• _CHALLENGE_
Select from the records below every line that has the word "this" in it.

• _THE INPUT_
+ + + + + + +

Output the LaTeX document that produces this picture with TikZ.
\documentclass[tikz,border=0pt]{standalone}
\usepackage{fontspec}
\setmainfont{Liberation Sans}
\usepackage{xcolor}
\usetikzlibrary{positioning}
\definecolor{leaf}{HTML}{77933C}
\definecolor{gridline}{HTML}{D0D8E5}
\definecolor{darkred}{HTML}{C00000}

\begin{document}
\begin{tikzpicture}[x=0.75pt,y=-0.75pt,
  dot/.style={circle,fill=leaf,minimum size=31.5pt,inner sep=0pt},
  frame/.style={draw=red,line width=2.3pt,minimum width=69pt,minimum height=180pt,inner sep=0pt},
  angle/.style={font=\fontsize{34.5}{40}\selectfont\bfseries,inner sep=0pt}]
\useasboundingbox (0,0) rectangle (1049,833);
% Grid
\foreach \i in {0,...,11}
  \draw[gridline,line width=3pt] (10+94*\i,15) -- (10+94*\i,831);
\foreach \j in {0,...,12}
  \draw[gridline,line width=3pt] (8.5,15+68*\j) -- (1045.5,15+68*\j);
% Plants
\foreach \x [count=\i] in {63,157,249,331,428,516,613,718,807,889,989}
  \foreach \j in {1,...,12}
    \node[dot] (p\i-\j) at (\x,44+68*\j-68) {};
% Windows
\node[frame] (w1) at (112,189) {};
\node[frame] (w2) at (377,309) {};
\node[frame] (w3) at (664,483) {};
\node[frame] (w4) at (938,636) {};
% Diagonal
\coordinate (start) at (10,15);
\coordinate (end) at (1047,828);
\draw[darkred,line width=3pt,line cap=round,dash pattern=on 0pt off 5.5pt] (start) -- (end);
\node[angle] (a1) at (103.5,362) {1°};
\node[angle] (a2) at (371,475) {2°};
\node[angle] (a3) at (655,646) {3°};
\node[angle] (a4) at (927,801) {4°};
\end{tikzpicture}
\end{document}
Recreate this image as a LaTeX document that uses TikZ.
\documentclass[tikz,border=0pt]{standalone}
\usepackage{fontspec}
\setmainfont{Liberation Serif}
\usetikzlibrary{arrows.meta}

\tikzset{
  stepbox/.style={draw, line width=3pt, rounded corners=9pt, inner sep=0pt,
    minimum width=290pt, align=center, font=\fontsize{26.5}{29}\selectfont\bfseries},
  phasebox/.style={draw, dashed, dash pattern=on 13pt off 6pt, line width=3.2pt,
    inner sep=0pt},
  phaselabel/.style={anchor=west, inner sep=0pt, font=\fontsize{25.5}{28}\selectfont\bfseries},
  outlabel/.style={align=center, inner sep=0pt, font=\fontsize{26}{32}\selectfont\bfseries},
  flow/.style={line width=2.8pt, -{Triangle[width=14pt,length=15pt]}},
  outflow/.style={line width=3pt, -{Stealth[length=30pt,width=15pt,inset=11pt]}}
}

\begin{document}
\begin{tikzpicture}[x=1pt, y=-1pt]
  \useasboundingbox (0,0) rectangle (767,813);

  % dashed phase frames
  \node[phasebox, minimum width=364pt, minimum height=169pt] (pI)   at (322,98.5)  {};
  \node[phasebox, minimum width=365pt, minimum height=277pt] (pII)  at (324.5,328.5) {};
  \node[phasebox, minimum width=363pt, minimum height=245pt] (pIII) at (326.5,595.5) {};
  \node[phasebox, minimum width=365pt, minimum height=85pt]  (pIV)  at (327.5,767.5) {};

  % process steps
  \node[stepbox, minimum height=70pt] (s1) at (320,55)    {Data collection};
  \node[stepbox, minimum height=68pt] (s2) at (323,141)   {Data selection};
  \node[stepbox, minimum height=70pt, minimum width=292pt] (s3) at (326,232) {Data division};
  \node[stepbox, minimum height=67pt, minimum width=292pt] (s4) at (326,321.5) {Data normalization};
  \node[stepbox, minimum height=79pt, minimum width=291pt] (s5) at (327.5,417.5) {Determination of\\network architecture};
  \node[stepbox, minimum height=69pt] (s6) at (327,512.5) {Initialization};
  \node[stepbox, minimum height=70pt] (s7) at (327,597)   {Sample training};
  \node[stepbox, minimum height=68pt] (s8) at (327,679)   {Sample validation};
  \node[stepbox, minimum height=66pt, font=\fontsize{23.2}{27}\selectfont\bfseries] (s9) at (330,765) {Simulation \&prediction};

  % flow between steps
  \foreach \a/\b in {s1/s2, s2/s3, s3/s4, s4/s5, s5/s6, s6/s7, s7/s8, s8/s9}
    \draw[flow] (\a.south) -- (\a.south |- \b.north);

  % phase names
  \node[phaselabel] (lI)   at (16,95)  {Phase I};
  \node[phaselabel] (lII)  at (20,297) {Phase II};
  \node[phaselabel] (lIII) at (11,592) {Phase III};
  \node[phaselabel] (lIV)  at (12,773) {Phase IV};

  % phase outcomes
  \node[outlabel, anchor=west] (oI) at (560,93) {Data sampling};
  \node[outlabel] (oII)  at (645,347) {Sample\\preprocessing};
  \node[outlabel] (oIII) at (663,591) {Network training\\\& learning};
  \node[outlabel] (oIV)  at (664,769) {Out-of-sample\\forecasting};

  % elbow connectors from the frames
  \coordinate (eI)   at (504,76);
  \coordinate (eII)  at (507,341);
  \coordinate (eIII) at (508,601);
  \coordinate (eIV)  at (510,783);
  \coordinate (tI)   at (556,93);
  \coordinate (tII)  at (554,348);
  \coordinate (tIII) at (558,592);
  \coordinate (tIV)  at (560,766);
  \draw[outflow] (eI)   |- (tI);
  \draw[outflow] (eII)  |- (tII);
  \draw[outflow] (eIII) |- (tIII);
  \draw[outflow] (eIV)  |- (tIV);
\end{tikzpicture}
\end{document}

+ + + + + + +

• _ANSWER_
Output the LaTeX document that produces this picture with TikZ.
Recreate this image as a LaTeX document that uses TikZ.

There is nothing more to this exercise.